PROVIDED DATA -
-------------------------

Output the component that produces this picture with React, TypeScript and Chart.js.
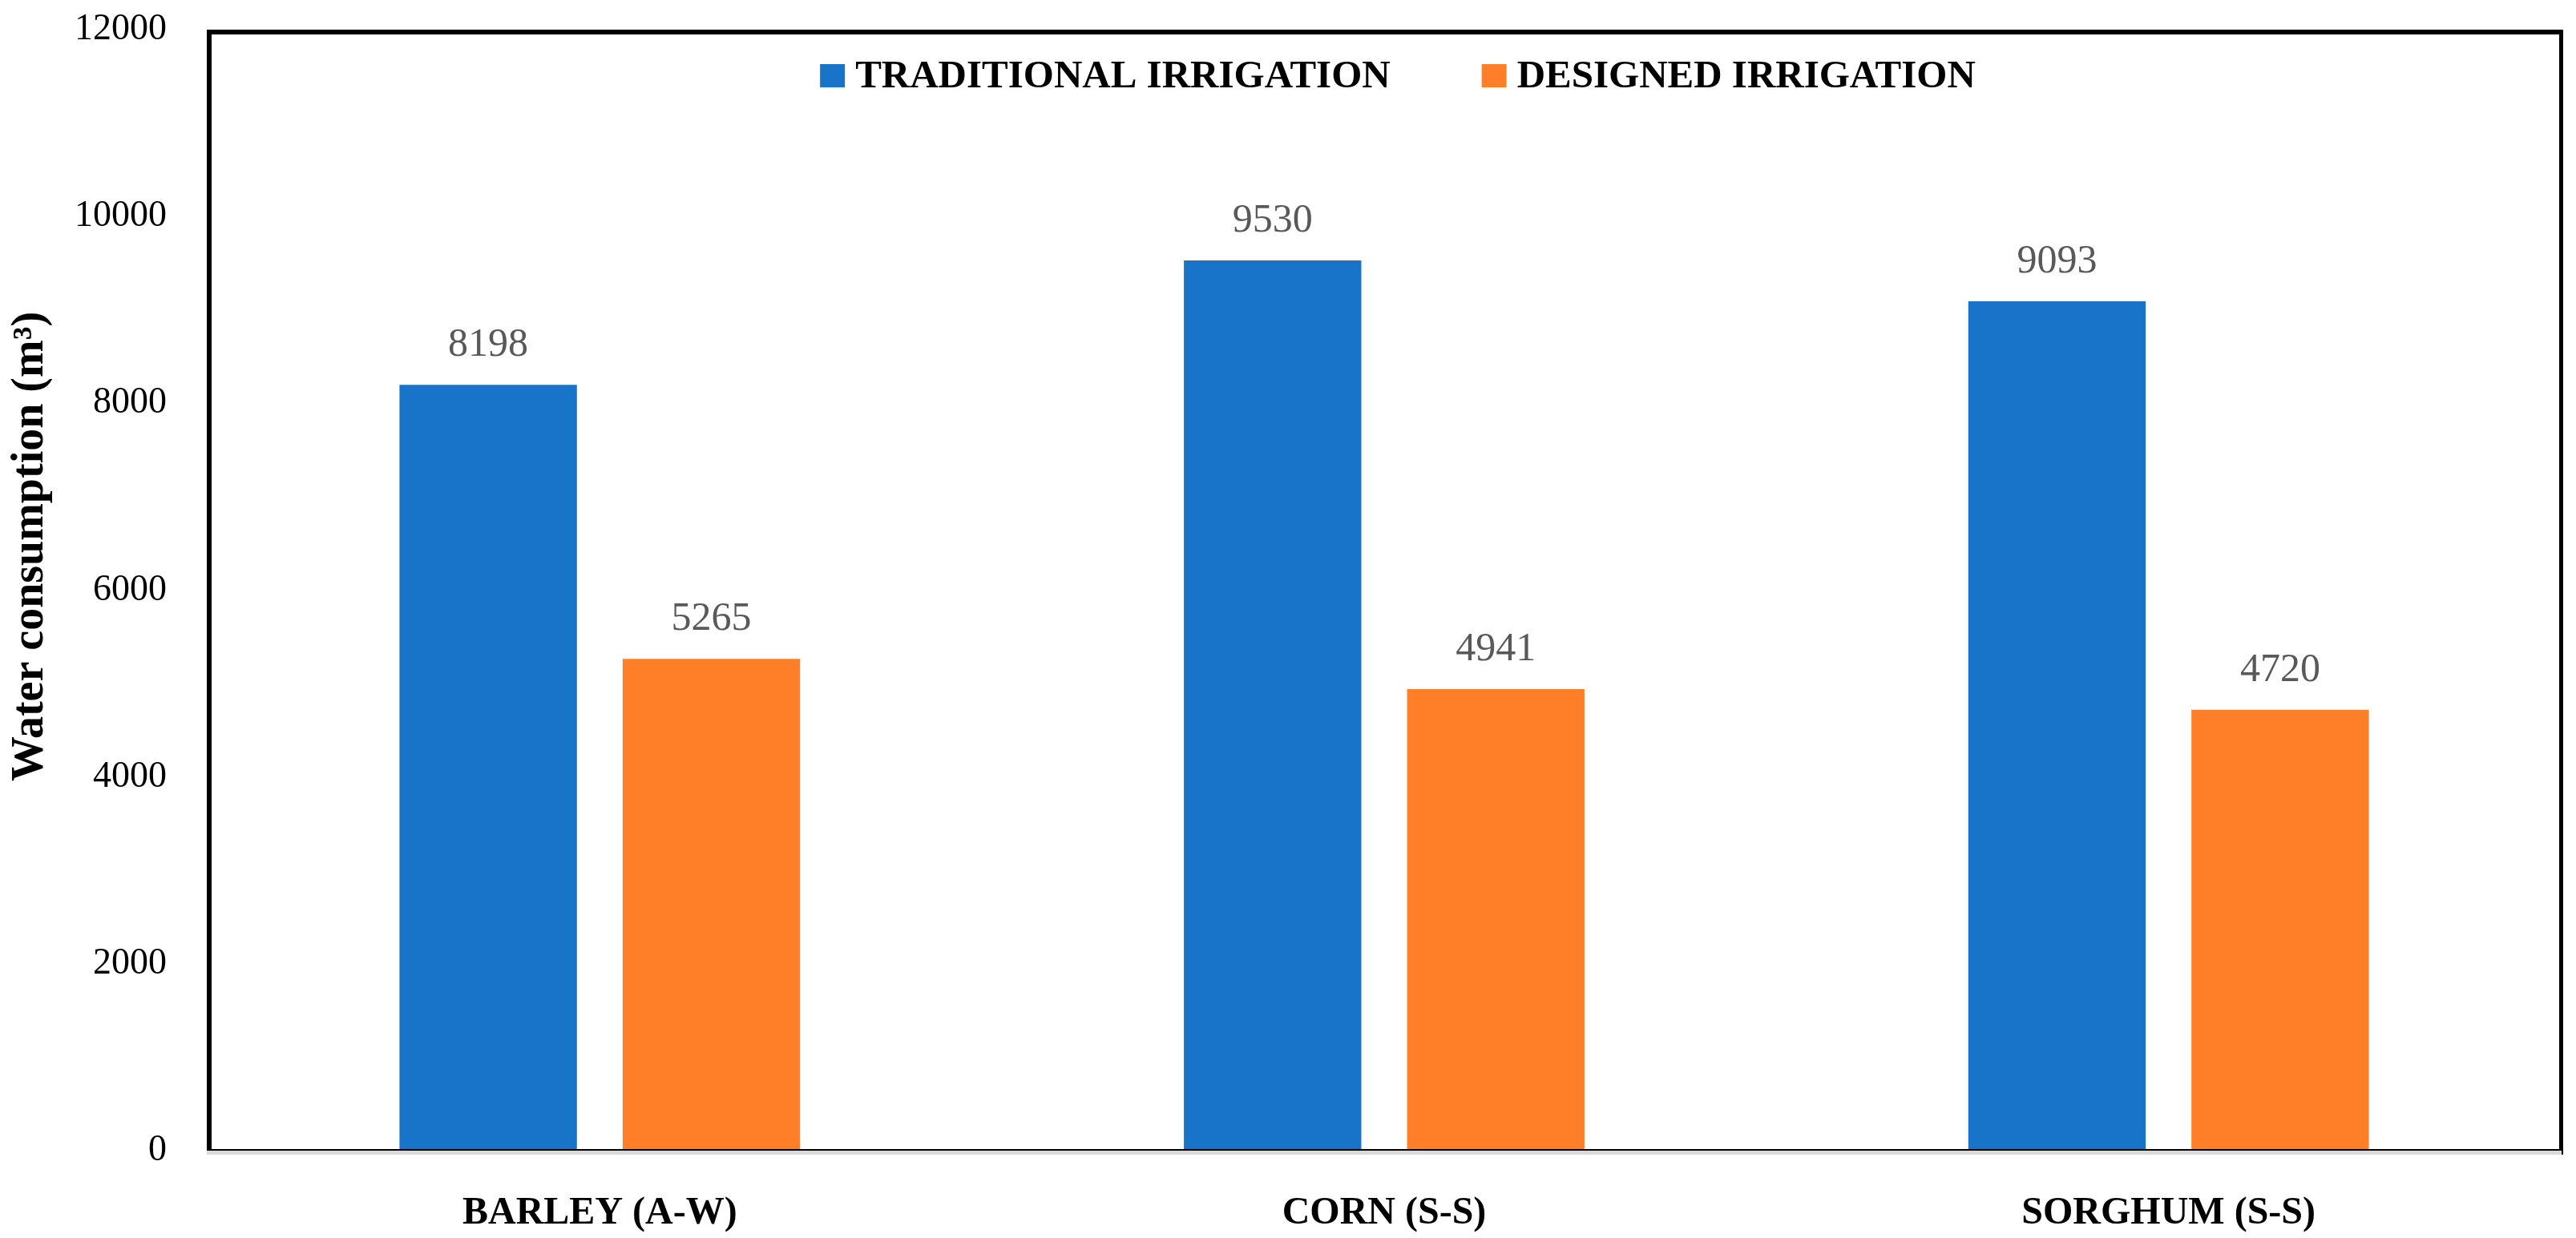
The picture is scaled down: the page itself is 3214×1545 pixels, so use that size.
import React, { useEffect, useRef } from "react";
import { Chart, registerables } from "chart.js";

Chart.register(...registerables);

const categories = ["BARLEY (A-W)", "CORN (S-S)", "SORGHUM (S-S)"];
const traditional = [8198, 9530, 9093];
const designed = [5265, 4941, 4720];
const seriesNames = ["TRADITIONAL IRRIGATION", "DESIGNED IRRIGATION"];
const yTicks = [0, 2000, 4000, 6000, 8000, 10000, 12000];
const yTitle = "Water consumption (m³)";

const BLUE = "#1874c9";
const ORANGE = "#fe7f27";
const FONT = "'Liberation Serif', 'Times New Roman', serif";

const framePlugin = {
  id: "frame",
  afterDatasetsDraw(chart: any) {
    const { ctx, chartArea: ca } = chart;
    ctx.save();
    ctx.fillStyle = "#000";
    const l = ca.left - 1;
    const t = ca.top;
    const r = ca.right + 3;
    const b = ca.bottom;
    ctx.fillRect(l, t, r - l, 6);
    ctx.fillRect(l, t, 6, b - t);
    ctx.fillRect(r - 5, t, 5, b + 5 - t);
    ctx.fillRect(l, b - 2, r - l, 2);
    ctx.fillStyle = "#d9d9d9";
    ctx.fillRect(l, b, r - l - 2, 5);
    ctx.restore();
  },
};

const valueLabelPlugin = {
  id: "valueLabels",
  afterDatasetsDraw(chart: any) {
    const { ctx } = chart;
    ctx.save();
    ctx.font = `50px ${FONT}`;
    ctx.fillStyle = "#595959";
    ctx.textAlign = "center";
    ctx.textBaseline = "alphabetic";
    chart.data.datasets.forEach((ds: any, i: number) => {
      const meta = chart.getDatasetMeta(i);
      meta.data.forEach((bar: any, j: number) => {
        ctx.fillText(String(ds.data[j]), bar.x, bar.y - 36);
      });
    });
    ctx.restore();
  },
};

const yTitlePlugin = {
  id: "yTitle",
  afterDraw(chart: any) {
    const { ctx, chartArea: ca } = chart;
    ctx.save();
    ctx.font = `bold 56px ${FONT}`;
    ctx.fillStyle = "#000";
    ctx.textAlign = "center";
    ctx.textBaseline = "alphabetic";
    const cy = ca.top + (ca.bottom - ca.top) * 0.461;
    ctx.translate(53, cy);
    ctx.rotate(-Math.PI / 2);
    ctx.fillText(yTitle, 0, 0);
    ctx.restore();
  },
};

const legendPlugin = {
  id: "customLegend",
  afterDraw(chart: any) {
    const { ctx, chartArea: ca } = chart;
    ctx.save();
    ctx.font = `bold 49px ${FONT}`;
    ctx.textBaseline = "alphabetic";
    ctx.textAlign = "left";
    const boxW = 31;
    const boxH = 29;
    const gapText = 13;
    const gapItem = 114;
    const items = chart.data.datasets.map((ds: any) => ({
      label: ds.label,
      color: ds.backgroundColor,
      w: ctx.measureText(ds.label).width,
    }));
    let total = 0;
    items.forEach((it: any, i: number) => {
      total += boxW + gapText + it.w + (i < items.length - 1 ? gapItem : 0);
    });
    const cx = (ca.left + ca.right) / 2 + 17;
    let x = cx - total / 2;
    const baseline = ca.top + 72;
    items.forEach((it: any) => {
      ctx.fillStyle = it.color;
      ctx.fillRect(x, baseline - boxH, boxW, boxH);
      x += boxW + gapText;
      ctx.fillStyle = "#000";
      ctx.fillText(it.label, x, baseline);
      x += it.w + gapItem;
    });
    ctx.restore();
  },
};

export default function App() {
  const canvasRef = useRef<HTMLCanvasElement | null>(null);

  useEffect(() => {
    if (!canvasRef.current) return;
    const chart = new Chart(canvasRef.current, {
      type: "bar",
      data: {
        labels: categories,
        datasets: [
          {
            label: seriesNames[0],
            data: traditional,
            backgroundColor: BLUE,
            categoryPercentage: 0.569,
            barPercentage: 0.795,
          },
          {
            label: seriesNames[1],
            data: designed,
            backgroundColor: ORANGE,
            categoryPercentage: 0.569,
            barPercentage: 0.795,
          },
        ],
      },
      options: {
        responsive: false,
        animation: false,
        devicePixelRatio: 1,
        layout: { padding: { top: 37, right: 19, left: 0, bottom: 0 } },
        plugins: {
          legend: { display: false },
          tooltip: { enabled: false },
        },
        scales: {
          x: {
            grid: { display: false },
            border: { display: false },
            ticks: {
              color: "#000",
              padding: 42,
              font: { family: FONT, size: 48, weight: "bold" },
            },
            afterFit(scale: any) {
              scale.height = 109;
              scale.paddingLeft = 0;
              scale.paddingRight = 0;
            },
          },
          y: {
            min: 0,
            max: 12000,
            grid: { display: false },
            border: { display: false },
            afterBuildTicks(scale: any) {
              scale.ticks = yTicks.map((v) => ({ value: v }));
            },
            ticks: {
              color: "#000",
              padding: 43,
              font: { family: FONT, size: 46 },
              callback: (v: any) => String(v),
            },
            title: { display: false },
            afterFit(scale: any) {
              scale.width = 259;
              scale.paddingTop = 0;
              scale.paddingBottom = 0;
            },
          },
        },
      },
      plugins: [framePlugin, valueLabelPlugin, legendPlugin, yTitlePlugin],
    });
    return () => chart.destroy();
  }, []);

  return (
    <div style={{ position: "absolute", left: 0, top: 0, width: 3214, height: 1545, background: "#fff" }}>
      <canvas ref={canvasRef} width={3214} height={1545} />
    </div>
  );
}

-------------------------

DIRECTIONS FOR THIS TASK -
Reproduce all of the data exactly, omitting each picture it holds.

ANSWER TO THIS EXERCISE -
Output the component that produces this picture with React, TypeScript and Chart.js.
The picture is scaled down: the page itself is 3214×1545 pixels, so use that size.
import React, { useEffect, useRef } from "react";
import { Chart, registerables } from "chart.js";

Chart.register(...registerables);

const categories = ["BARLEY (A-W)", "CORN (S-S)", "SORGHUM (S-S)"];
const traditional = [8198, 9530, 9093];
const designed = [5265, 4941, 4720];
const seriesNames = ["TRADITIONAL IRRIGATION", "DESIGNED IRRIGATION"];
const yTicks = [0, 2000, 4000, 6000, 8000, 10000, 12000];
const yTitle = "Water consumption (m³)";

const BLUE = "#1874c9";
const ORANGE = "#fe7f27";
const FONT = "'Liberation Serif', 'Times New Roman', serif";

const framePlugin = {
  id: "frame",
  afterDatasetsDraw(chart: any) {
    const { ctx, chartArea: ca } = chart;
    ctx.save();
    ctx.fillStyle = "#000";
    const l = ca.left - 1;
    const t = ca.top;
    const r = ca.right + 3;
    const b = ca.bottom;
    ctx.fillRect(l, t, r - l, 6);
    ctx.fillRect(l, t, 6, b - t);
    ctx.fillRect(r - 5, t, 5, b + 5 - t);
    ctx.fillRect(l, b - 2, r - l, 2);
    ctx.fillStyle = "#d9d9d9";
    ctx.fillRect(l, b, r - l - 2, 5);
    ctx.restore();
  },
};

const valueLabelPlugin = {
  id: "valueLabels",
  afterDatasetsDraw(chart: any) {
    const { ctx } = chart;
    ctx.save();
    ctx.font = `50px ${FONT}`;
    ctx.fillStyle = "#595959";
    ctx.textAlign = "center";
    ctx.textBaseline = "alphabetic";
    chart.data.datasets.forEach((ds: any, i: number) => {
      const meta = chart.getDatasetMeta(i);
      meta.data.forEach((bar: any, j: number) => {
        ctx.fillText(String(ds.data[j]), bar.x, bar.y - 36);
      });
    });
    ctx.restore();
  },
};

const yTitlePlugin = {
  id: "yTitle",
  afterDraw(chart: any) {
    const { ctx, chartArea: ca } = chart;
    ctx.save();
    ctx.font = `bold 56px ${FONT}`;
    ctx.fillStyle = "#000";
    ctx.textAlign = "center";
    ctx.textBaseline = "alphabetic";
    const cy = ca.top + (ca.bottom - ca.top) * 0.461;
    ctx.translate(53, cy);
    ctx.rotate(-Math.PI / 2);
    ctx.fillText(yTitle, 0, 0);
    ctx.restore();
  },
};

const legendPlugin = {
  id: "customLegend",
  afterDraw(chart: any) {
    const { ctx, chartArea: ca } = chart;
    ctx.save();
    ctx.font = `bold 49px ${FONT}`;
    ctx.textBaseline = "alphabetic";
    ctx.textAlign = "left";
    const boxW = 31;
    const boxH = 29;
    const gapText = 13;
    const gapItem = 114;
    const items = chart.data.datasets.map((ds: any) => ({
      label: ds.label,
      color: ds.backgroundColor,
      w: ctx.measureText(ds.label).width,
    }));
    let total = 0;
    items.forEach((it: any, i: number) => {
      total += boxW + gapText + it.w + (i < items.length - 1 ? gapItem : 0);
    });
    const cx = (ca.left + ca.right) / 2 + 17;
    let x = cx - total / 2;
    const baseline = ca.top + 72;
    items.forEach((it: any) => {
      ctx.fillStyle = it.color;
      ctx.fillRect(x, baseline - boxH, boxW, boxH);
      x += boxW + gapText;
      ctx.fillStyle = "#000";
      ctx.fillText(it.label, x, baseline);
      x += it.w + gapItem;
    });
    ctx.restore();
  },
};

export default function App() {
  const canvasRef = useRef<HTMLCanvasElement | null>(null);

  useEffect(() => {
    if (!canvasRef.current) return;
    const chart = new Chart(canvasRef.current, {
      type: "bar",
      data: {
        labels: categories,
        datasets: [
          {
            label: seriesNames[0],
            data: traditional,
            backgroundColor: BLUE,
            categoryPercentage: 0.569,
            barPercentage: 0.795,
          },
          {
            label: seriesNames[1],
            data: designed,
            backgroundColor: ORANGE,
            categoryPercentage: 0.569,
            barPercentage: 0.795,
          },
        ],
      },
      options: {
        responsive: false,
        animation: false,
        devicePixelRatio: 1,
        layout: { padding: { top: 37, right: 19, left: 0, bottom: 0 } },
        plugins: {
          legend: { display: false },
          tooltip: { enabled: false },
        },
        scales: {
          x: {
            grid: { display: false },
            border: { display: false },
            ticks: {
              color: "#000",
              padding: 42,
              font: { family: FONT, size: 48, weight: "bold" },
            },
            afterFit(scale: any) {
              scale.height = 109;
              scale.paddingLeft = 0;
              scale.paddingRight = 0;
            },
          },
          y: {
            min: 0,
            max: 12000,
            grid: { display: false },
            border: { display: false },
            afterBuildTicks(scale: any) {
              scale.ticks = yTicks.map((v) => ({ value: v }));
            },
            ticks: {
              color: "#000",
              padding: 43,
              font: { family: FONT, size: 46 },
              callback: (v: any) => String(v),
            },
            title: { display: false },
            afterFit(scale: any) {
              scale.width = 259;
              scale.paddingTop = 0;
              scale.paddingBottom = 0;
            },
          },
        },
      },
      plugins: [framePlugin, valueLabelPlugin, legendPlugin, yTitlePlugin],
    });
    return () => chart.destroy();
  }, []);

  return (
    <div style={{ position: "absolute", left: 0, top: 0, width: 3214, height: 1545, background: "#fff" }}>
      <canvas ref={canvasRef} width={3214} height={1545} />
    </div>
  );
}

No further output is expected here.